Gisteren maken we nog een laatste wandeling door Albufeira.
Het is aan het einde van de middag. De zon is aardig doorgekomen en we gaan nog een keer naar het oude gedeelte van Albufeira, het oorspronkelijke dorp. Straatjes met antieke vissershuisjes, helaas niet behangen met plantjes, zoals in ons dorp. Een vroegere moskee die is omgebouwd naar kerk. En heel veel straten en pleinen met links en rechts volle terrassen. Alsof er nog geen sprake is van enig virus! Veel jong publiek. Groepen mannen, die met veel decibel te kennen geven al wat glazen op te hebben. Ik hoor veel Engels. Sportclubs, studenten? Er wordt in koor gezongen en geschreeuwd en teksten worden gescandeerd. Een uitgelaten menigte, bestaande uit groepen van zo een 25 man. We lopen er stilletjes langs en ik ben blij dat ik hier niet alleen loop.
Na kilometers terug te zijn gelopen, komen we terug in een vrijwel lege eetzaal van het hotel. In de grote ruimte zien wij nog slechts drie andere tafels bezet.
In de ochtend proppen wij onze spullen in de koffer, ontbijten in een zaal met nu slechts één ander echtpaar en we vertrekken. Ik rijd de weg terug, omdat A. zich niet optimaal voelt. De wegen zijn rustig. Als we stoppen om te tanken en hopen daar koffie te kunnen krijgen, blijkt dat valse hoop. Voor de ingang van het wegrestaurant staat een barricade van stoelen.´Cerrado´, roept een medewerker, die druk aan het poetsen is in de horecaruimte. Mogen we dan naar de W.C.? Nee, ook gesloten. We doen onze behoefte achter een struik. Er staan tal van vrachtwagens. Een chauffeur reageert wat teleurgesteld, als hij hoort dat er geen koffie en geen toiletgelegenheid is. Ik heb met de chauffeurs te doen. De maatregel is hier in Spanje vrij plotseling afgekondigd. Alle winkels zijn in Spanje bovendien op zondag dicht. Dus deze mannen zitten echt zonder eten en drinken op hun weg.
Als we in de provincie Malaga aankomen, is de lucht nevelig. Boven op de bergtoppen plakken donkere wolken. Het licht is onwerkelijk, geelachtig door een benevelde zon. De relatief donkere lucht erachter geeft de suggestie van een aankomend onheil. Dan begint het te regenen en de regen spoelt mijn voorruit schoon. De resten van de te pletter gevlogen insecten worden gewist.
In het dorp geen mens op straat. De terrassen zijn gesloten.

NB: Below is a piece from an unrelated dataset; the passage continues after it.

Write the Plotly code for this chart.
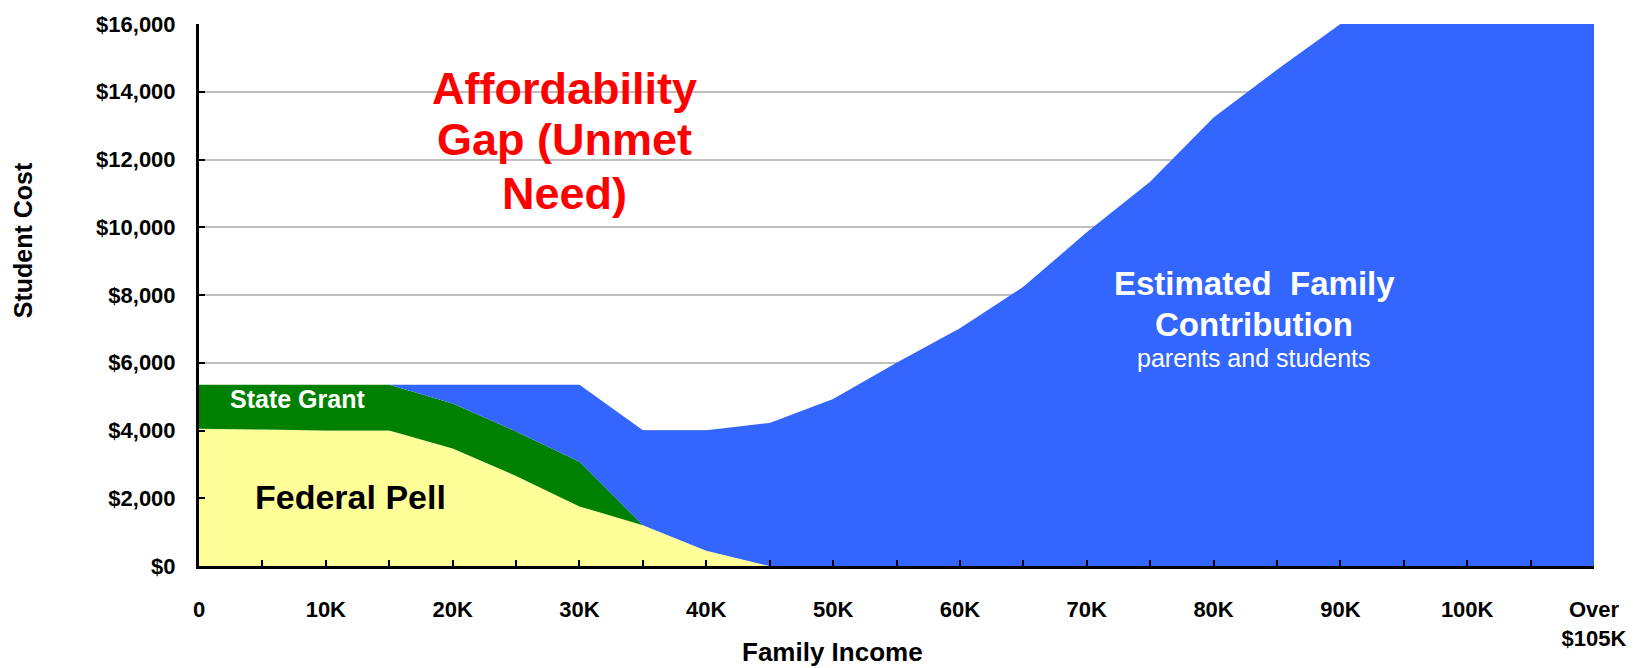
import plotly.graph_objects as go

# Categories (family income)
income = ["0", "5K", "10K", "15K", "20K", "25K", "30K", "35K", "40K", "45K", "50K",
          "55K", "60K", "65K", "70K", "75K", "80K", "85K", "90K", "95K", "100K",
          "105K", "Over $105K"]
tick_text = ["0", "", "10K", "", "20K", "", "30K", "", "40K", "", "50K",
             "", "60K", "", "70K", "", "80K", "", "90K", "", "100K",
             "", "Over<br>$105K"]

# Series values (stacked)
federal_pell = [4050, 4030, 4000, 4000, 3470, 2660, 1760, 1200, 450, 0, 0,
                0, 0, 0, 0, 0, 0, 0, 0, 0, 0, 0, 0]
state_grant = [1300, 1320, 1350, 1350, 1330, 1310, 1315, 0, 0, 0, 0,
               0, 0, 0, 0, 0, 0, 0, 0, 0, 0, 0, 0]
family_contribution = [0, 0, 0, 0, 550, 1380, 2275, 2810, 3560, 4225, 4930,
                       6000, 7020, 8240, 9850, 11340, 13240, 14650, 16000, 16000,
                       16000, 16000, 16000]

y_ticks = [0, 2000, 4000, 6000, 8000, 10000, 12000, 14000, 16000]
y_tick_text = ["$0", "$2,000", "$4,000", "$6,000", "$8,000", "$10,000",
               "$12,000", "$14,000", "$16,000"]

fig = go.Figure()
fig.add_trace(go.Scatter(x=income, y=federal_pell, name="Federal Pell",
                         stackgroup="one", mode="none", fillcolor="#FFFF99"))
fig.add_trace(go.Scatter(x=income, y=state_grant, name="State Grant",
                         stackgroup="one", mode="none", fillcolor="#008000"))
fig.add_trace(go.Scatter(x=income, y=family_contribution, name="Estimated Family Contribution",
                         stackgroup="one", mode="none", fillcolor="#3366FF"))

FONT = "Liberation Sans, Arial, sans-serif"

W, H = 1643, 668
PL, PT, PR, PB = 199, 17, 1594, 566  # plot area in page pixels

fig.update_layout(
    width=W, height=H,
    margin=dict(l=PL, r=W - PR, t=PT, b=H - PB),
    paper_bgcolor="white", plot_bgcolor="white",
    showlegend=False,
    font=dict(family=FONT, color="black"),
    xaxis=dict(
        type="category", range=[0, 22],
        tickmode="array", tickvals=income, ticktext=tick_text,
        ticks="inside", ticklen=6, tickwidth=2, tickcolor="black",
        showline=True, linecolor="black", linewidth=3,
        showgrid=False, zeroline=False,
        tickfont=dict(family=FONT, size=22, color="black", weight="bold"),
        ticklabelstandoff=22, tickangle=0, ticklabeloverflow="allow",
    ),
    yaxis=dict(
        range=[0, 16000],
        tickmode="array", tickvals=y_ticks, ticktext=y_tick_text,
        ticks="inside", ticklen=6, tickwidth=2, tickcolor="black",
        showline=True, linecolor="black", linewidth=3,
        showgrid=True, gridcolor="#C0C0C0", gridwidth=2,
        zeroline=False,
        tickfont=dict(family=FONT, size=22, color="black", weight="bold"),
        ticklabelstandoff=16, ticklabeloverflow="allow",
    ),
)

def px_to_paper_x(px):
    return (px - PL) / float(PR - PL)

def px_to_paper_y(py):
    return (PB - py) / float(PB - PT)

annos = [
    ("Affordability", 564, 82, 45, "red", "bold"),
    ("Gap (Unmet", 564, 134, 45, "red", "bold"),
    ("Need)", 564, 189, 45, "red", "bold"),
    ("State Grant", 297, 397, 25, "white", "bold"),
    ("Federal Pell", 350, 496, 34, "black", "bold"),
    ("Estimated  Family", 1254, 280, 33, "white", "bold"),
    ("Contribution", 1254, 321, 33, "white", "bold"),
    ("parents and students", 1254, 355, 25, "white", "normal"),
    ("Family Income", 832, 653, 26, "black", "bold"),
]
for text, x, y, size, color, weight in annos:
    fig.add_annotation(text=text, xref="paper", yref="paper",
                       x=px_to_paper_x(x), y=px_to_paper_y(y),
                       xanchor="center", yanchor="middle", showarrow=False,
                       font=dict(family=FONT, size=size, color=color, weight=weight))

fig.add_annotation(text="Student Cost", xref="paper", yref="paper",
                   x=px_to_paper_x(23), y=px_to_paper_y(236), textangle=-90,
                   xanchor="center", yanchor="middle", showarrow=False,
                   font=dict(family=FONT, size=25, color="black", weight="bold"))

fig.write_html("out.html",
               config={"displayModeBar": False},
               post_script="document.body.style.margin='0';document.body.style.overflow='hidden';")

Na thuis wat gegeten te hebben, lopen we naar de 24-uurs dokterspost. De straten zijn leeg op een enkele snel lopende wandelaar na. Een jongen loopt voorbij met een tas met boodschappen. Niet uit een winkel, want die zijn dicht. Misschien gekregen van familie of vriend. A. verwachtte veel mensen bij de doktersdienst. Maar dat is gelukkig niet zo. Er zit juist geen mens. Voor de balie staat een rij stoelen met een soort politielint. Daarachter moet je blijven en niet verder. A. reikt van een afstand van twee meter zijn ziekenverzekeringskaart aan. De man achter de balie draagt een mondkapje, net als de rest van het personeel. A. mag direct een plasje doen in een hem aangereikt steriel potje. En vervolgens roept de dokter hem snel. Hij heeft inderdaad bloed in zijn urine. Kan een steen zijn die eruit wil. Geen infectieverschijnselen. Hij krijgt een recept mee voor een antibiotica en en een urineweg-verwijdingsmiddel. Hij moet per dag twee liter water drinken.
De dienstdoende apotheek is niet ver weg, zo wijst ons mijn telefoon. Onderweg horen we vogels fluiten en achter de ramen nog wel wat geluid van stemmen. Maar verder alles rustig. Het is triest maar ook gedenkwaardig, deze gedwongen thuiszitterij.